I'm a day late, but the stomach flu is not conducive to heavy blogging (or anything for that matter.) Since I'm late making my list, I got the chance to read a few that other people posted. This week, Top Ten Tuesday's calls for a list of books for book haters. What would you throw at someone who claims to not like reading?
Speak - Laurie Halse Anderson This is a YA novel, which makes it perfect for a proclaimed non-reader. The writing in this novel is simple, but completely powerful and effective. I managed to read the entire thing in one sitting, which I would imagine to be appealing for a non-reader.
Me Talk Pretty One Day - David Sedaris David Sedaris always has, and always will end up on my lists. His books are hilarious. Anyone who claims to dislike reading will reconsider their claim when this book has them laughing so hard they're about to pee their pants.
The Lovely Bones - Alice Seabold This choice is very similar to Speak in that the narrative is from the perspective of a young girl. The writing here is a bit more polished, and the story is gripping enough to keep anyone reading.
Gone With the Wind - Margaret Mitchell This book can be terrifying due to its size, but anyone who starts reading won't be able to put it down. Margaret Mitchell manages to throw everything into a single novel: history, society, love, hate..... Everyone should be able to find something they enjoy about this book.
To Kill a Mockingbird - Harper Lee No doubt, this will end up on many people's lists this week. A classic must read that brings to light the humanity we are capable of. If someone reads this and still claims to be a non-reader, they will at least walk away wishing they were capable of enjoying books.
James and the Giant Peach - Roald Dahl Of course I couldn't compose an entire list without at least one children's book. These books are easy to read, they remind us of the imagination and joy of being little. All of Roald Dahl's books are fun, but this one is especially light hearted.
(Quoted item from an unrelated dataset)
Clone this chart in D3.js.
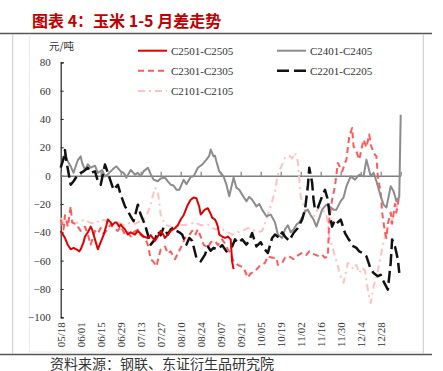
<!DOCTYPE html>
<html><head><meta charset="utf-8">
<script src="https://cdn.jsdelivr.net/npm/d3@7/dist/d3.min.js"></script>
<style>
html,body{margin:0;padding:0;background:#fff;}
svg{display:block;}
</style></head>
<body>
<svg id="c" width="443" height="371"></svg>
<script>
// ---- data (day offset from 05/18, value in 元/吨) ----
const tickLabels = ["05/18","06/01","06/15","06/29","07/13","07/27","08/10","08/24","09/07","09/21","10/05","10/19","11/02","11/16","11/30","12/14","12/28"];
const tickDays = [0,14,28,42,56,70,84,98,112,126,140,154,168,182,196,210,224,238];
const seriesNames = ["C2501-C2505","C2401-C2405","C2301-C2305","C2201-C2205","C2101-C2105"];

const c2501 = [[0,-39],[3,-44],[5,-49],[7,-52],[9,-51],[11,-52],[13,-53.5],[14,-52],[16,-47],[17,-43],[19,-40],[21,-36],[22,-38],[24,-45],[26,-52],[28,-47],[30,-42],[32,-35],[33,-31],[35,-33],[36,-35],[38,-33],[39,-33],[41,-36],[42,-34.5],[44,-37],[45,-38],[47,-41.6],[49,-40],[52,-41.6],[54,-39],[56,-41],[58,-43],[61,-44],[63,-42],[66,-46],[68,-43],[70,-39],[72,-42],[73,-44],[75,-41.6],[77,-39],[80,-37],[82,-35],[84,-31],[86,-28],[88,-23],[89,-20.5],[91,-17],[93,-15.5],[95,-16],[97,-22],[98,-27.5],[100,-25],[101,-24],[103,-23],[105,-27],[106,-29.6],[108,-31],[109,-33],[110,-36],[111,-41.6],[113,-43],[115,-44],[117,-43],[119,-45],[120,-60.7],[121,-66]];

const c2401 = [[0,6.6],[2,12],[3,15],[5,10],[7,6.6],[9,2],[11,8],[12,11],[14,13.6],[15,9],[17,4],[19,8],[21,5.6],[24,7],[26,2],[29,4],[31,-0.5],[33,1],[35,3],[37,5],[39,6.6],[42,3],[44,2],[46,-1.4],[49,4],[52,0.7],[54,2],[56,-0.5],[58,3],[61,5.6],[63,1],[65,-2.8],[68,-4],[70,-2],[73,-1.4],[75,-4],[77,-6.4],[79,-7],[81,-9.9],[83,-10],[86,-3],[88,-6],[91,-1],[93,-0.5],[96,5.6],[99,7.8],[102,11.3],[104,14],[105,18.4],[107,13.6],[108,14],[109,10],[111,3],[114,-0.5],[116,-6.4],[118,-14.6],[121,-1.4],[123,-8.5],[125,-10],[127,-13.4],[130,-18],[132,-15],[134,-17],[137,-21.7],[139,-20],[141,-24],[144,-28.7],[147,-27.5],[150,-33],[152,-41.6],[155,-44],[157,-38],[159,-35],[161,-40],[163,-38],[165,-34.6],[167,-33],[169,-29.6],[171,-25],[173,-24],[175,-28],[177,-31],[179,-36],[181,-30],[183,-24],[186,-20.5],[188,-21.7],[191,-24],[193,-24],[196,-18],[198,-15.5],[200,-7.5],[203,-0.5],[206,-2.8],[209,0.7],[212,-0.5],[214,11.3],[217,-0.5],[219,2],[221,-4],[224,-14.6],[226,-20.5],[228,-22.6],[231,-7.5],[233,-11],[235,-18],[237,-15],[238,43]];

const c2301 = [[0,-31],[2,-38],[3,-28],[5,-36],[7,-21.7],[8,-33],[11,-34.6],[14,-39],[17,-36],[19,-41.6],[21,-48.7],[24,-39],[26,-41],[28,-37],[30,-41],[32,-39],[35,-34.6],[37,-37],[40,-39],[42,-36],[45,-41.6],[47,-40],[49,-43],[51,-40],[54,-38],[56,-42],[59,-44],[61,-48.7],[63,-59],[65,-61],[67,-64],[70,-52],[73,-50],[75,-55],[77,-53.5],[80,-59],[82,-55],[85,-49],[87,-44],[90,-42],[92,-39],[94,-42],[96,-38],[98,-43],[100,-48.7],[103,-51],[105,-47],[108,-46],[110,-49],[113,-45],[115,-48],[117,-52],[119,-55],[121,-60.5],[124,-63],[128,-65],[131,-72],[133,-69],[136,-67.5],[139,-64],[143,-61.6],[145,-57],[148,-58],[151,-58],[152,-63],[155,-61.7],[157,-58],[160,-57],[163,-59],[165,-57],[168,-55],[170,-54.4],[172,-56],[174,-53.5],[176,-55],[178,-55.8],[181,-57],[183,-56],[185,-58],[187,-57],[188,-31],[190,-17],[192,-7.5],[194,9],[197,3],[200,11.3],[202,27.7],[204,33.6],[205,20.7],[207,17],[209,11.3],[212,25.4],[214,20],[216,29],[217,22],[219,16],[221,13.6],[222,-0.5],[224,-12],[225,-26],[227,-40],[228,-44],[229,-34],[231,-26],[232,-34],[234,-20],[235,-26],[237,-14]];

const c2201 = [[0,5.6],[2,12],[3,18],[4,10],[7,-6.4],[9,-4],[12,0.7],[14,2],[16,3],[19,5.6],[21,2],[24,3],[26,-4],[28,-6.4],[31,7.8],[33,2],[35,-4],[37,-10],[40,-6.4],[42,-13.4],[45,-21.7],[47,-25],[49,-28.7],[51,-32.2],[54,-20.5],[56,-27.5],[59,-34.6],[61,-41.6],[63,-48.7],[66,-45],[68,-39.3],[70,-42],[72,-36.7],[75,-41.6],[77,-38],[79,-36.7],[81,-39],[83,-40],[85,-41.6],[88,-48.7],[90,-44],[92,-46],[95,-58],[98,-60.5],[101,-55.8],[103,-50],[105,-53],[107,-51],[110,-52],[113,-49],[116,-53.5],[118,-51],[120,-50],[122,-45],[124,-47.5],[127,-45],[130,-48.7],[132,-46],[134,-40.5],[137,-50],[140,-47],[142,-51],[145,-54.6],[148,-44],[150,-41.6],[153,-44],[155,-40],[157,-43],[160,-46],[163,-40.5],[166,-37],[169,-31],[171,-24],[173,-7.5],[174,5.6],[176,-5],[177,-17],[178,-24],[180,-22.6],[183,-14.6],[185,-10],[187,-17],[188,-26],[190,-36],[192,-31],[194,-33],[196,-31],[199,-40.5],[201,-44],[203,-47],[205,-50],[207,-51],[209,-53.5],[212,-55],[214,-57],[217,-66],[219,-68.7],[222,-71],[224,-70],[226,-74.6],[229,-80.5],[231,-61.6],[232,-45],[234,-50],[236,-59],[237,-68.7]];

const c2101 = [[0,-30],[3,-35],[7,-32],[10,-34],[12,-33],[17,-31],[20,-33],[24,-34],[28,-31],[33,-32],[37,-34],[40,-33],[45,-35],[49,-33],[52,-34],[56,-32],[59,-30],[61,-26],[63,-20],[66,-8.5],[68,-11],[70,-27.5],[73,-34.6],[77,-36],[80,-38],[84,-35],[89,-34.6],[94,-33],[98,-35],[103,-34.6],[108,-38],[112,-37],[115,-39],[120,-41.6],[124,-40],[127,-39],[131,-37],[134,-38],[138,-40],[141,-39],[143,-34],[145,-27.5],[148,-18],[150,-11],[152,0.7],[155,7.8],[157,12.5],[160,14],[162,12],[164,16],[166,10],[168,-15],[171,-24],[174,-26],[177,-28.7],[181,-22],[184,-25],[186,-27],[188,-43],[190,-50],[192,-57],[194,-64],[196,-71],[198,-75.6],[201,-61.6],[203,-64],[205,-66],[207,-63],[209,-68.7],[211,-65],[213,-67],[215,-80.5],[217,-90],[219,-78],[221,-72],[223,-62],[225,-52],[228,-38],[230,-35],[232,-31],[235,-24],[237,-12]];

// ---- layout ----
const svg = d3.select("#c");
const serif = "'Liberation Serif','Times New Roman',serif";
const cjk = "'Noto Sans CJK SC','Noto Sans',sans-serif";

const x = d3.scaleLinear().domain([0, 238]).range([60.7, 400.7]);
const y = d3.scaleLinear().domain([-100, 80]).range([317.3, 62.3]);

// frame
svg.append("line").attr("x1",0).attr("x2",432).attr("y1",33.5).attr("y2",33.5).attr("stroke","#555").attr("stroke-width",1.5);
svg.append("line").attr("x1",0).attr("x2",432).attr("y1",354.5).attr("y2",354.5).attr("stroke","#555").attr("stroke-width",1.5);
svg.append("line").attr("x1",12.7).attr("x2",12.7).attr("y1",34).attr("y2",354).attr("stroke","#c8c8c8").attr("stroke-width",1);
svg.append("line").attr("x1",423.3).attr("x2",423.3).attr("y1",34).attr("y2",354).attr("stroke","#c8c8c8").attr("stroke-width",1);
svg.append("line").attr("x1",29.3).attr("x2",29.3).attr("y1",34).attr("y2",352).attr("stroke","#ececec").attr("stroke-width",1);
svg.append("line").attr("x1",29.3).attr("x2",423).attr("y1",352).attr("y2",352).attr("stroke","#ececec").attr("stroke-width",1);

// title
svg.append("text").attr("x",32).attr("y",27).attr("font-family",cjk).attr("font-weight","bold")
  .attr("font-size",16).attr("fill","#c00000").text("图表 4：玉米 1-5 月差走势");
// footer
svg.append("text").attr("x",50).attr("y",368.5).attr("font-family",cjk)
  .attr("font-size",14).attr("fill","#333").text("资料来源：钢联、东证衍生品研究院");

// unit label
svg.append("text").attr("x",49).attr("y",50).attr("font-family",cjk)
  .attr("font-size",10.5).attr("fill","#333").text("元/吨");

// y axis
const yAxis = d3.axisLeft(y).tickValues([80,60,40,20,0,-20,-40,-60,-80,-100]).tickSize(-3).tickPadding(10);
const gy = svg.append("g").attr("transform","translate(60.7,0)").call(yAxis);
gy.select(".domain").attr("stroke","#222").attr("stroke-width",1.2);
gy.selectAll(".tick line").attr("stroke","#222");
gy.selectAll("text").attr("font-family",serif).attr("font-size",11).attr("fill","#333");

// x tick labels at bottom
const gx = svg.append("g").attr("transform","translate(0,"+ (y(-100)) +")")
  .call(d3.axisBottom(x).tickValues(tickDays.slice(0, tickLabels.length)).tickSize(0)
  .tickFormat((d,i)=>tickLabels[i]));
gx.select(".domain").remove();
gx.selectAll("text").attr("font-family",serif).attr("font-size",11).attr("fill","#333")
  .attr("transform","rotate(-90)").attr("text-anchor","end").attr("dx","-5").attr("dy","0.35em").attr("x",0).attr("y",0);

// zero line with ticks
const g0 = svg.append("g").attr("transform","translate(0,"+ y(0) +")")
  .call(d3.axisBottom(x).tickValues(tickDays).tickSizeInner(-4).tickSizeOuter(0).tickFormat(""));
g0.select(".domain").attr("stroke","#7f7f7f").attr("stroke-width",1.5);
g0.selectAll(".tick line").attr("stroke","#7f7f7f").attr("stroke-width",1.2);

// lines
const line = d3.line().x(d=>x(d[0])).y(d=>y(d[1]));
const styles = {
  "C2501-C2505": {data:c2501, color:"#e00000", w:2, dash:null},
  "C2401-C2405": {data:c2401, color:"#8c8c8c", w:2, dash:null},
  "C2301-C2305": {data:c2301, color:"#ff5a5a", w:2, dash:"6,4"},
  "C2201-C2205": {data:c2201, color:"#111", w:2.5, dash:"12,5"},
  "C2101-C2105": {data:c2101, color:"#ffc2c2", w:2, dash:"7,4,2,4"}
};
const drawOrder = ["C2101-C2105","C2301-C2305","C2401-C2405","C2201-C2205","C2501-C2505"];
drawOrder.forEach(n=>{
  const s = styles[n];
  svg.append("path").datum(s.data).attr("d",line).attr("fill","none")
    .attr("stroke",s.color).attr("stroke-width",s.w).attr("stroke-linejoin","round")
    .attr("stroke-dasharray",s.dash);
});

// legend
const legPos = [[138,50.7],[277,50.7],[138,70.7],[277,70.7],[138,91]];
seriesNames.forEach((n,i)=>{
  const s = styles[n]; const p = legPos[i];
  svg.append("line").attr("x1",p[0]).attr("x2",p[0]+29).attr("y1",p[1]).attr("y2",p[1])
    .attr("stroke",s.color).attr("stroke-width",s.w).attr("stroke-dasharray",s.dash);
  svg.append("text").attr("x",p[0]+33).attr("y",p[1]).attr("dy","0.35em")
    .attr("font-family",serif).attr("font-size",11).attr("fill","#333").text(n);
});
</script>
</body></html>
The Stranger Beside Me - Ann Rule Generally, I don't read a lot of true crime, but I do think that Ann Rule does a good job of turning true events into a "story". If you ever start drifting while reading this, you just have to remind yourself that it actually happened, and you won't be able to put it down.
The Giver - Lois Lowry It's likely that the majority of people of my generation had to read this at some point during their middle school years. If you not, read it. If you did, read it again. This dystopian story keeps you in the dark and then hits you over the head with reality about 1/2 way through.
I'm cutting it short this week. I'm going to use the sick excuse.